It's baaaaaaaaaaaack.

U.S. Department of Energy Secretary Ernest Moniz announced yesterday that the DoE had revised and updated its Advanced-Technology Vehicle Manufacturing (ATVM) program, which offers low-interest loans to carmakers and their suppliers.

Any new loans, according to a Detroit News interview with Peter W. Davidson, executive director of the Energy Department’s Loan Programs Office, will most likely go to auto-parts makers, not car companies themselves.

2012 Tesla Model S beta vehicle, Fremont, CA, October 2011

2012 Tesla Model S beta vehicle, Fremont, CA, October 2011

“The goal is to help finance projects that will improve fuel efficiency," Davidson told the News, saying some parts suppliers need access to capital as the auto industry recovers--but that he didn't expect major automakers to apply.

As well as more fuel-efficient gasoline and diesel engines, the program is open to funding technologies for plug-in electric and natural-gas vehicles.

And the DoE is open to extending loans to suppliers outside North America that may be interested in moving production to the U.S.

Ford, Nissan, Tesla...and Fisker

In its first iteration, the ATVM program authorized loans to Ford, Nissan, and Tesla Motors back in June 2009, and then one to Fisker Automotive that same November.

Ford's 1.0-Liter EcoBoost Engine

Ford's 1.0-Liter EcoBoost Engine

In total, the department issued almost $9 billion in loans to makers of both cars and components, all of them to speed production of vehicles that achieve at least 25 percent better energy efficiency than the ones they replace.

But the program has been periodically attacked by members of Congress since then, including efforts by some to shut it down altogether.

$139 million loss on Fisker

The ATVM's nadir may have come after the DoE froze disbursements to Fisker in early 2011 for missing numerous deadlines and milestones, after it had disbursed $192 million of Fisker's authorized $529 million in funds.

Fisker stopped making cars in July 2012, and finally declared bankruptcy last fall.

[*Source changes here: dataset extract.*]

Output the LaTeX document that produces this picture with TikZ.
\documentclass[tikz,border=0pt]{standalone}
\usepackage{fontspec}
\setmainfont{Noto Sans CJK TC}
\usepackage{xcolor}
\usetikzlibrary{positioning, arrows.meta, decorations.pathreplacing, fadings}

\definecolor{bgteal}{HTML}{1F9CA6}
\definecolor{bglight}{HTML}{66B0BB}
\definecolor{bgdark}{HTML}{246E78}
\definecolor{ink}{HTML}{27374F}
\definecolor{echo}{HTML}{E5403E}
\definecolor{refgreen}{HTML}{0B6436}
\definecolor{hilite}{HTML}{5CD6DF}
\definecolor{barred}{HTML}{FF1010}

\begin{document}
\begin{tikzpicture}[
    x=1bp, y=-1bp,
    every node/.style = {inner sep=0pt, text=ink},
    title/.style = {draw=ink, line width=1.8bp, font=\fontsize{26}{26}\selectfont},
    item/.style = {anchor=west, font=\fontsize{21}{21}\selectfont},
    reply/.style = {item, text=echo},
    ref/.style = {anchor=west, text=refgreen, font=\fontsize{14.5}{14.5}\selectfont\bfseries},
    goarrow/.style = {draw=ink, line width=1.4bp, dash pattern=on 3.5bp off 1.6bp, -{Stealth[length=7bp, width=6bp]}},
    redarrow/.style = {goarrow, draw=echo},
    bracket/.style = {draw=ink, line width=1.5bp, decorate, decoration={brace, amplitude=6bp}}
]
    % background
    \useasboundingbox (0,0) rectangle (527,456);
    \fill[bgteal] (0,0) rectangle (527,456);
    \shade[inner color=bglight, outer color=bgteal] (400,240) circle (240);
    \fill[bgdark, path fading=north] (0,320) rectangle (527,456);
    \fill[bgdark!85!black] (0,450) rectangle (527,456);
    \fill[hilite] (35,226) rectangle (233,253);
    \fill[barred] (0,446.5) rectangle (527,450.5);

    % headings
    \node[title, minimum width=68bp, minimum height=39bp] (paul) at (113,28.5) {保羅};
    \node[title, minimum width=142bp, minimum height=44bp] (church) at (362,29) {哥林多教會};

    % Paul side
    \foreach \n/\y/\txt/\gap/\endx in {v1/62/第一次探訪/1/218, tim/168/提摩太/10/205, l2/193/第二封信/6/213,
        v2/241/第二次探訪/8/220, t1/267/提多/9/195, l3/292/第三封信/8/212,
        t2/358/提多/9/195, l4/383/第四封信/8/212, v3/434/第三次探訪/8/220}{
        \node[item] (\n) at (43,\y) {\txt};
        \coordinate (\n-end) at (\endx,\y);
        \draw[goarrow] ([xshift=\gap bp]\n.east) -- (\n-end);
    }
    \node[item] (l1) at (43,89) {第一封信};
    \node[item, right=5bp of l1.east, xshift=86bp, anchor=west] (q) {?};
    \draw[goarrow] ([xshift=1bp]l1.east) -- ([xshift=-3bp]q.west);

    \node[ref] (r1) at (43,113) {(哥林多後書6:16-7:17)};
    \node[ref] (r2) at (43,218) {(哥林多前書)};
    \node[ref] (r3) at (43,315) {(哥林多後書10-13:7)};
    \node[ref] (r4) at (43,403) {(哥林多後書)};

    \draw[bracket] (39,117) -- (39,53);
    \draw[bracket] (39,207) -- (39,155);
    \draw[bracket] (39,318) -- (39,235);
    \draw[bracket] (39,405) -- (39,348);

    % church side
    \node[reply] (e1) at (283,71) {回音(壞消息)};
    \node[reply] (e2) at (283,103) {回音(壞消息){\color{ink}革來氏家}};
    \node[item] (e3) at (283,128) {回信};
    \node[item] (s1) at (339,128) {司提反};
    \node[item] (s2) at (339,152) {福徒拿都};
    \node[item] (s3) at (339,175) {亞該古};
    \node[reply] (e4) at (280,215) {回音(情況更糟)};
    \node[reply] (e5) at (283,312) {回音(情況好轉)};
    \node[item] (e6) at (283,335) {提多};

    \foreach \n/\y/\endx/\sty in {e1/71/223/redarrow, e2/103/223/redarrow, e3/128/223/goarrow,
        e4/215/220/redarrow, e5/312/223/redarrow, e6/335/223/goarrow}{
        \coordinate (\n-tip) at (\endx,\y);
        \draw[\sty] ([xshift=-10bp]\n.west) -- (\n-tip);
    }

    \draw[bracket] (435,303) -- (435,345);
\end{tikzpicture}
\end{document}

The DoE lost $139 million on that loan.

While Fisker's assets were ultimately sold in February to Chinese parts maker Wanxiang for $149 million, the DoE received only $25 million from that process.

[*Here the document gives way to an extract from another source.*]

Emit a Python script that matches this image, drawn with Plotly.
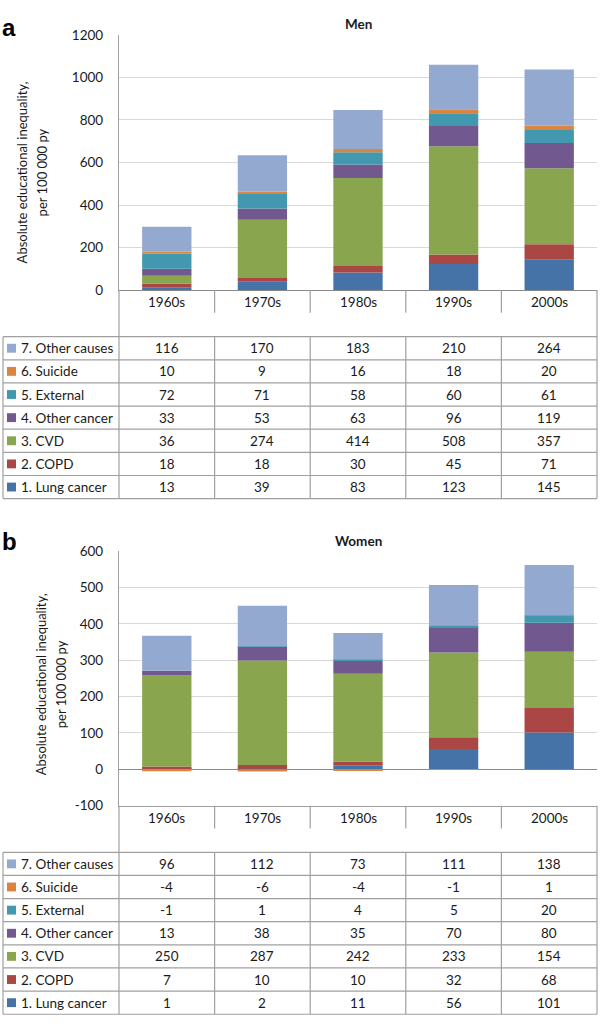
import plotly.graph_objects as go

# ---------------- data ----------------
decades = ["1960s", "1970s", "1980s", "1990s", "2000s"]
causes = ["1. Lung cancer", "2. COPD", "3. CVD", "4. Other cancer",
          "5. External", "6. Suicide", "7. Other causes"]

men_lung_cancer = [13, 39, 83, 123, 145]
men_copd = [18, 18, 30, 45, 71]
men_cvd = [36, 274, 414, 508, 357]
men_other_cancer = [33, 53, 63, 96, 119]
men_external = [72, 71, 58, 60, 61]
men_suicide = [10, 9, 16, 18, 20]
men_other_causes = [116, 170, 183, 210, 264]

women_lung_cancer = [1, 2, 11, 56, 101]
women_copd = [7, 10, 10, 32, 68]
women_cvd = [250, 287, 242, 233, 154]
women_other_cancer = [13, 38, 35, 70, 80]
women_external = [-1, 1, 4, 5, 20]
women_suicide = [-4, -6, -4, -1, 1]
women_other_causes = [96, 112, 73, 111, 138]

men_ticks = [0, 200, 400, 600, 800, 1000, 1200]
women_ticks = [-100, 0, 100, 200, 300, 400, 500, 600]

men_series = [men_lung_cancer, men_copd, men_cvd, men_other_cancer,
              men_external, men_suicide, men_other_causes]
women_series = [women_lung_cancer, women_copd, women_cvd, women_other_cancer,
                women_external, women_suicide, women_other_causes]

# ---------------- style ----------------
colors = ["#4572A7", "#AA4643", "#89A54E", "#71588F", "#4198AF", "#DB843D", "#93A9CF"]
FONT = "Lato"
TXT = "#1a1a1a"
LINE = "#A0A0A0"
GRID = "#D9D9D9"
AXIS = "#888888"

W, H = 600, 1024
X_LEFT, X_RIGHT, TABLE_LEFT = 119, 597, 3
COLW = (X_RIGHT - X_LEFT) / len(decades)
ROWH = 23.5


def px(p):
    return p / W


def py(p):
    return 1 - p / H


panels = [
    dict(series=men_series, xa="x", ya="y", top=27.3, bottom=286.6, rng=[0, 1200],
         ticks=men_ticks, title="Men", title_y=16.7, label="a", label_y=4,
         ytitle_x=(22, 42), ytitle_y=167),
    dict(series=women_series, xa="x2", ya="y2", top=551.7, bottom=810.4, rng=[-100, 600],
         ticks=women_ticks, title="Women", title_y=541, label="b", label_y=526,
         ytitle_x=(41, 61), ytitle_y=687),
]

fig = go.Figure()
shapes = []
annotations = []

for pi, p in enumerate(panels):
    for i, vals in enumerate(p["series"]):
        fig.add_trace(go.Bar(
            x=decades, y=vals, name=causes[i], marker=dict(color=colors[i], line=dict(width=0)),
            xaxis=p["xa"], yaxis=p["ya"], showlegend=False,
        ))
    header_bottom = p["bottom"] + 47.3
    table_bottom = header_bottom + ROWH * len(causes)

    # vertical borders below the plot
    shapes.append(dict(type="line", xref="paper", yref="paper",
                       x0=px(X_LEFT), x1=px(X_LEFT), y0=py(p["bottom"]), y1=py(table_bottom),
                       line=dict(color=LINE, width=1.2)))
    shapes.append(dict(type="line", xref="paper", yref="paper",
                       x0=px(X_RIGHT), x1=px(X_RIGHT), y0=py(p["bottom"]), y1=py(table_bottom),
                       line=dict(color=LINE, width=1.2)))
    shapes.append(dict(type="line", xref="paper", yref="paper",
                       x0=px(TABLE_LEFT), x1=px(TABLE_LEFT), y0=py(header_bottom), y1=py(table_bottom),
                       line=dict(color=LINE, width=1.2)))
    # horizontal lines of the table
    for k in range(len(causes) + 1):
        yy = py(header_bottom + k * ROWH)
        shapes.append(dict(type="line", xref="paper", yref="paper",
                           x0=px(TABLE_LEFT), x1=px(X_RIGHT), y0=yy, y1=yy,
                           line=dict(color=LINE, width=1.2)))
    # column separators
    for k in range(1, len(decades)):
        xx = px(X_LEFT + k * COLW)
        shapes.append(dict(type="line", xref="paper", yref="paper",
                           x0=xx, x1=xx, y0=py(p["bottom"]), y1=py(p["bottom"] + 23),
                           line=dict(color=LINE, width=1.2)))
        shapes.append(dict(type="line", xref="paper", yref="paper",
                           x0=xx, x1=xx, y0=py(header_bottom), y1=py(table_bottom),
                           line=dict(color=LINE, width=1.2)))

    # category labels
    for d in decades:
        annotations.append(dict(x=d, xref=p["xa"], y=py(p["bottom"] + 12.5), yref="paper",
                                text=d, showarrow=False, xanchor="center", yanchor="middle",
                                font=dict(family=FONT, size=13.5, color=TXT)))
    # table rows (top row = last cause)
    for r in range(len(causes)):
        ci = len(causes) - 1 - r
        yc = header_bottom + (r + 0.5) * ROWH
        shapes.append(dict(type="rect", xref="paper", yref="paper",
                           x0=px(7), x1=px(16), y0=py(yc - 4.5), y1=py(yc + 4.5),
                           fillcolor=colors[ci], line=dict(width=0)))
        annotations.append(dict(x=px(19), xref="paper", y=py(yc), yref="paper",
                                text=causes[ci], showarrow=False, xanchor="left", yanchor="middle",
                                font=dict(family=FONT, size=13.5, color=TXT)))
        for j, d in enumerate(decades):
            annotations.append(dict(x=d, xref=p["xa"], y=py(yc), yref="paper",
                                    text=str(p["series"][ci][j]), showarrow=False,
                                    xanchor="center", yanchor="middle",
                                    font=dict(family=FONT, size=13.5, color=TXT)))
    # title
    annotations.append(dict(x=px((X_LEFT + X_RIGHT) / 2), xref="paper", y=py(p["title_y"]), yref="paper",
                            text="<b>" + p["title"] + "</b>", showarrow=False, xanchor="center",
                            yanchor="middle", font=dict(family=FONT, size=13.5, color=TXT)))
    # panel letter
    annotations.append(dict(x=0, xref="paper", y=py(p["label_y"]), yref="paper",
                            text="<b>" + p["label"] + "</b>", showarrow=False, xanchor="left",
                            yanchor="top", font=dict(family="Liberation Sans", size=24, color="#000")))
    # y-axis title (two lines)
    for txt, xx in zip(["Absolute educational inequality,", "per 100 000 py"], p["ytitle_x"]):
        annotations.append(dict(x=px(xx), xref="paper", y=py(p["ytitle_y"]), yref="paper",
                                text=txt, textangle=-90, showarrow=False, xanchor="center",
                                yanchor="middle", font=dict(family=FONT, size=13, color=TXT)))


def yaxis(p, zeroline):
    return dict(domain=[py(p["bottom"]), py(p["top"])], range=p["rng"], tickvals=p["ticks"],
                ticktext=[str(t) for t in p["ticks"]],
                showgrid=True, gridcolor=GRID, gridwidth=1, showline=True, linecolor=LINE,
                linewidth=1.2, ticks="", zeroline=zeroline, zerolinecolor=AXIS, zerolinewidth=1,
                tickfont=dict(family=FONT, size=13.5, color=TXT), ticklabelstandoff=12,
                anchor=p["xa"], fixedrange=True)


def xaxis(p, linecolor):
    return dict(domain=[px(X_LEFT), px(X_RIGHT)], range=[-0.5, 4.5], showticklabels=False,
                showline=True, linecolor=linecolor, linewidth=1.2, ticks="", showgrid=False,
                zeroline=False, anchor=p["ya"], fixedrange=True, type="category")


fig.update_layout(
    width=W, height=H, margin=dict(l=0, r=0, t=0, b=0),
    paper_bgcolor="white", plot_bgcolor="white",
    barmode="relative", bargap=0.484,
    xaxis=xaxis(panels[0], AXIS), yaxis=yaxis(panels[0], False),
    xaxis2=xaxis(panels[1], LINE), yaxis2=yaxis(panels[1], True),
    shapes=shapes, annotations=annotations,
    font=dict(family=FONT, color=TXT),
)

fig.write_html("out.html", config={"displayModeBar": False},
               post_script="document.body.style.margin='0';document.body.style.overflow='hidden';")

Ford and Nissan, on the other hand, which received $5.9 billion and $1.6 billion respectively, are now paying down their loans on schedule. Tesla, which received $465 million, paid its loan in full last May, several years early.

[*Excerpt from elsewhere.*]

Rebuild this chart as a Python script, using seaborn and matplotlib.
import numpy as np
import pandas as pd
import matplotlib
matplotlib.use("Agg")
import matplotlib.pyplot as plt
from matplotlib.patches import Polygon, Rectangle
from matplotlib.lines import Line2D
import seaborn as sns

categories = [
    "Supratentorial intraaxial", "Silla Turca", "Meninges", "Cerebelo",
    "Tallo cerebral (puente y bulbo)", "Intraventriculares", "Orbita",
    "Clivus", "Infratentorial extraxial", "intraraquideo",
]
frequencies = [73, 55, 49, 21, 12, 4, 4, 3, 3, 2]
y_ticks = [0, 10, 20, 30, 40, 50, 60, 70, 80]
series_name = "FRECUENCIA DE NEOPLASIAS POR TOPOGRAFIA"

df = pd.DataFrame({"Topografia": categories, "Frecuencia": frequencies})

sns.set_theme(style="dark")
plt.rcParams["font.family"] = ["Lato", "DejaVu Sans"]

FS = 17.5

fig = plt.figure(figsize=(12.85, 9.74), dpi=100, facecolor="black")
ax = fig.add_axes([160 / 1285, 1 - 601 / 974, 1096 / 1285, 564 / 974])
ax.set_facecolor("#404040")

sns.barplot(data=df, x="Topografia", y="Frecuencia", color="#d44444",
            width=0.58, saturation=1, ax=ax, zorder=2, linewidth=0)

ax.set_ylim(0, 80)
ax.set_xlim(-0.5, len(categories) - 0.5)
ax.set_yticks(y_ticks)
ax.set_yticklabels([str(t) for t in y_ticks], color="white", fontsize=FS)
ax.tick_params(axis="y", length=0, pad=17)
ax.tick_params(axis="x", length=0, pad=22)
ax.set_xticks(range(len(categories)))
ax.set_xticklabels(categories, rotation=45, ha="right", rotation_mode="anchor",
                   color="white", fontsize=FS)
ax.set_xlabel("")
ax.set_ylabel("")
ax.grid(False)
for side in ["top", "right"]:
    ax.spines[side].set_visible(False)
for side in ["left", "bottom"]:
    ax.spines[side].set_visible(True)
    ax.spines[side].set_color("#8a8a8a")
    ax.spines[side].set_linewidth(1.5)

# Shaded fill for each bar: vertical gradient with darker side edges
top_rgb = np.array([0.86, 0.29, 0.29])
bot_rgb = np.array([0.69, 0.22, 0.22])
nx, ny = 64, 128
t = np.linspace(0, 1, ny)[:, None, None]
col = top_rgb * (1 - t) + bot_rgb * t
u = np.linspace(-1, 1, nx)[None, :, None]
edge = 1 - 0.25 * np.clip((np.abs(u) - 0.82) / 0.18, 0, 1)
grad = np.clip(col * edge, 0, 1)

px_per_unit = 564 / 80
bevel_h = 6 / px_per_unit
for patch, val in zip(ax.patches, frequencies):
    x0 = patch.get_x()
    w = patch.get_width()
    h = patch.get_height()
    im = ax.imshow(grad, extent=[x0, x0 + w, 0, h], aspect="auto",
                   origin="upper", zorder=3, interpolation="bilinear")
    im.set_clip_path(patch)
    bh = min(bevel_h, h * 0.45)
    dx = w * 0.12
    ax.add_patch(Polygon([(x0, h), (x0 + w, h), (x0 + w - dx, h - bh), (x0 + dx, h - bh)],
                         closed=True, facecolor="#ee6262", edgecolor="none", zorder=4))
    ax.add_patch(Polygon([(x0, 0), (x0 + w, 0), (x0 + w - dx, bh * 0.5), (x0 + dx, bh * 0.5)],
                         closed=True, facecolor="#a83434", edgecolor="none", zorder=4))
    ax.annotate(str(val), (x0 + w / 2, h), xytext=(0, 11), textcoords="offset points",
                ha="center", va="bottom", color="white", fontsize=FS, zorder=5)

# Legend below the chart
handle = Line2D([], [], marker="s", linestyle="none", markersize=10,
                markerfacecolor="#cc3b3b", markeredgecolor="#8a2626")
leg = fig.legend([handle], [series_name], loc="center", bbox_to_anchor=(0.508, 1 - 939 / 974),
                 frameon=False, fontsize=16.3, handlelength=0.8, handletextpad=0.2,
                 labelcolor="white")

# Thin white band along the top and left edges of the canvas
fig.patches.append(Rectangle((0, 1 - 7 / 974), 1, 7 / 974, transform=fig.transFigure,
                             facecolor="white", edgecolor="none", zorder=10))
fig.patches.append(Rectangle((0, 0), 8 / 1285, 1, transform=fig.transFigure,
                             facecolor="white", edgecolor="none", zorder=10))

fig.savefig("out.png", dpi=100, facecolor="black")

The ATVM program was created by Congress in 2007 with $25 billion in lending authority, meaning it has $16 billion remaining.

Department of Energy crest

Department of Energy crest

Many technologies, more responsiveness

Yesterday's changes clarified that a "broad range of automotive component technologies" qualify for loans under the program, including "advanced engines and powertrains, light-weighting materials, advanced electronics, and fuel-efficient tires."

The department also attempted to make the process of applying for loans more transparent, and pledged to be more responsive to applicants during that process--addressing a frequent criticism of companies denied loans from 2009 through 2012, who said they simply heard nothing from the agency.

Finally, the DoE said, it has revised the application process itself, and put more of that process online.

Desired effects

The Energy Department credited its earlier loans to carmakers with helping the industry to update plants and launch more efficient vehicles, as it was designed to do.

Its earlier loans, it said, had allowed "Ford to modernize 13 facilities in 6 states for the manufacture of fuel-efficient vehicles and components, including the Ecoboost engine; Nissan to construct the new Leaf battery facility, Leaf vehicle assembly line, and electric motor manufacturing facility in Tennessee; and Tesla to open and modernize a shuttered California auto plant to become Tesla’s assembly facility for all-electric models."

If new loans go largely to firms that supply parts and components to automakers, however, the names are less likely to be familiar to the public.

That may let the program fly somewhat more under the radar than it did with the high-profile loans of 2009.